The millionaire government and the millionaire-owned media have flooded us with stories of the feckless poor. And it has worked. A YouGov poll found this week that on average people think that 41 per cent of the entire welfare budget goes on benefits to unemployed people, while the true figure is 3 per cent. They also found that, on average, people think that 27 per cent of the welfare budget is claimed fraudulently, while the government's own figure is 0.7 per cent.

Of the people polled, those with the least accurate picture of what the benefit regime is actually like were the ones with the most anti-claimant view.

The fact is that the jobless outnumber vacancies by more than 5:1. There are over two million people for whom there is no job. The demonisation of the jobless is a problem in itself. But having successfully done that, the government then turns on the same 'hard working families' with swingeing cuts to Housing Benefit (where 93% of new claimants are in work) and Tax Credits (100% in work). That time Iain Duncan Smith didn't even cherry pick his figures, he simply made them up.

The pared down Housing Benefit comes into effect in April on the same day that there's a tax cut for those earning over £150,000 a year. We can't afford housing for the poor and disabled they say, whilst ruling out a Mansion Tax. The Daily Mail hailed that as helping 'hard-pressed middle-class families'. Owning a property worth over £2,000,000? What the fuck is that the 'middle' of? The Tory front bench?

THERE IS ANOTHER WAY

In Scotland, they consistently vote against the Tories. As the UK suffers an accelerating runaway Tory train of devastation, forcing people into poverty and on to the streets, in Scotland they've extended the rights of homeless people to be housed.

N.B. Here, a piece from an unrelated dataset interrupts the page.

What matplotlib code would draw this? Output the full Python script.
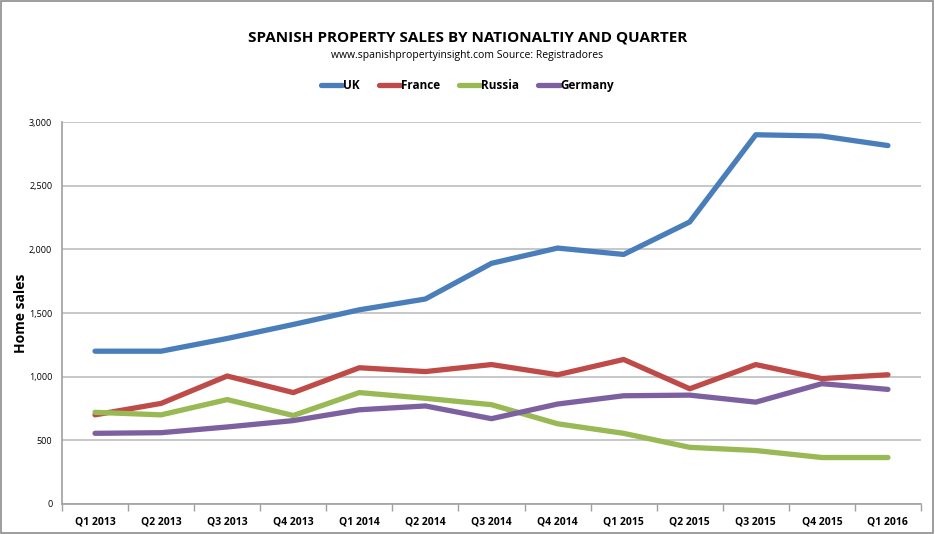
"""
Spanish property sales by nationality and quarter
"""

import matplotlib.pyplot as plt
import numpy as np
from matplotlib.patches import Rectangle

quarters = ["Q1 2013", "Q2 2013", "Q3 2013", "Q4 2013", "Q1 2014", "Q2 2014", "Q3 2014",
            "Q4 2014", "Q1 2015", "Q2 2015", "Q3 2015", "Q4 2015", "Q1 2016"]
uk      = [1200, 1200, 1300, 1410, 1525, 1610, 1890, 2010, 1960, 2215, 2900, 2890, 2815]
france  = [700, 790, 1005, 875, 1070, 1040, 1095, 1015, 1135, 905, 1095, 985, 1015]
russia  = [720, 700, 820, 695, 875, 830, 780, 630, 555, 445, 420, 365, 365]
germany = [555, 560, 605, 655, 740, 770, 670, 785, 850, 855, 800, 945, 900]

series = [("UK", uk, "#4A7EBB"), ("France", france, "#BE4B48"),
          ("Russia", russia, "#98B954"), ("Germany", germany, "#7D60A0")]

plt.rcParams['font.family'] = ['Open Sans', 'DejaVu Sans']

fig = plt.figure(figsize=(9.35, 5.34), dpi=100)
ax = fig.add_axes([0.0663, 0.0562, 0.9187, 0.7153])

x = np.arange(len(quarters))
for name, vals, col in series:
    ax.plot(x, vals, color=col, lw=3.8, label=name, solid_capstyle="round", solid_joinstyle="round")

ax.set_xlim(-0.5, len(quarters) - 0.5)
ax.set_ylim(0, 3000)
ax.set_yticks(np.arange(0, 3001, 500))
ax.set_yticklabels([f"{v:,}" for v in range(0, 3001, 500)], fontsize=6.5)
ax.yaxis.grid(True, color="#BEBEBE", lw=1.2)
ax.set_axisbelow(True)
ax.tick_params(axis="y", length=0, pad=7)

# categories: labels centered, tick marks between
ax.set_xticks(x)
ax.set_xticklabels(quarters, fontsize=7.5, fontweight="bold")
ax.set_xticks(np.arange(-0.5, len(quarters), 1), minor=True)
ax.tick_params(axis="x", which="major", length=0, pad=9)
ax.tick_params(axis="x", which="minor", length=5, color="#A0A0A0", width=1)

for s in ["top", "right"]:
    ax.spines[s].set_visible(False)
for s in ["left", "bottom"]:
    ax.spines[s].set_color("#A0A0A0")
    ax.spines[s].set_linewidth(1.2)

ax.set_ylabel("Home sales", fontsize=10, fontweight="bold")
ax.yaxis.set_label_coords(-0.040, 0.5)

fig.text(0.5, 0.930, "SPANISH PROPERTY SALES BY NATIONALTIY AND QUARTER",
         ha="center", va="center", fontsize=11, fontweight="bold")
fig.text(0.5, 0.896, "www.spanishpropertyinsight.com Source: Registradores",
         ha="center", va="center", fontsize=7.5)

fig.legend(loc="center", bbox_to_anchor=(0.5, 0.84), ncol=4, frameon=False,
           prop={"weight": "bold", "size": 8.5}, handlelength=1.8,
           handletextpad=0.1, columnspacing=1.6)

fig.patches.append(Rectangle((0.001, 0.001), 0.997, 0.997, transform=fig.transFigure,
                             fill=False, edgecolor="#8C8C8C", lw=1.2))

fig.savefig("out.png", dpi=100)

Whilst the Tories strip the NHS, in Scotland - like Wales and Northern Ireland - they extend it with free prescriptions for all.

As the Tories hand out UK public services to corrupt profiteers and slash workers rights, in Scotland there's a law on the table to ban construction firms from getting public contracts if they've been involved in blacklisting workers (a widespread illegal practice to keep unions out).

As the increasing spectre of student debt forces young people from poorer families to opt out of university, in Scotland they have reinstated free higher education. Labour have criticised the move as 'regressive'. Mind you, Labour's response to attacks on the unemployed is to propose their own punitive regime. That's unsurprising given that the comprehensively derided workfare scheme was actually designed by the last Labour government.

Whilst the Tories resurrect zombie road schemes triggering a new rash of 90s-style road protests, and start a new generation of fossil burning that will shatter our carbon reduction targets, the Scots generate 35% of their electricity renewably, well ahead of their target to get them to the equivalent of 100% renewable by 2020.

Come independence, I think I'll be seeking political asylum there.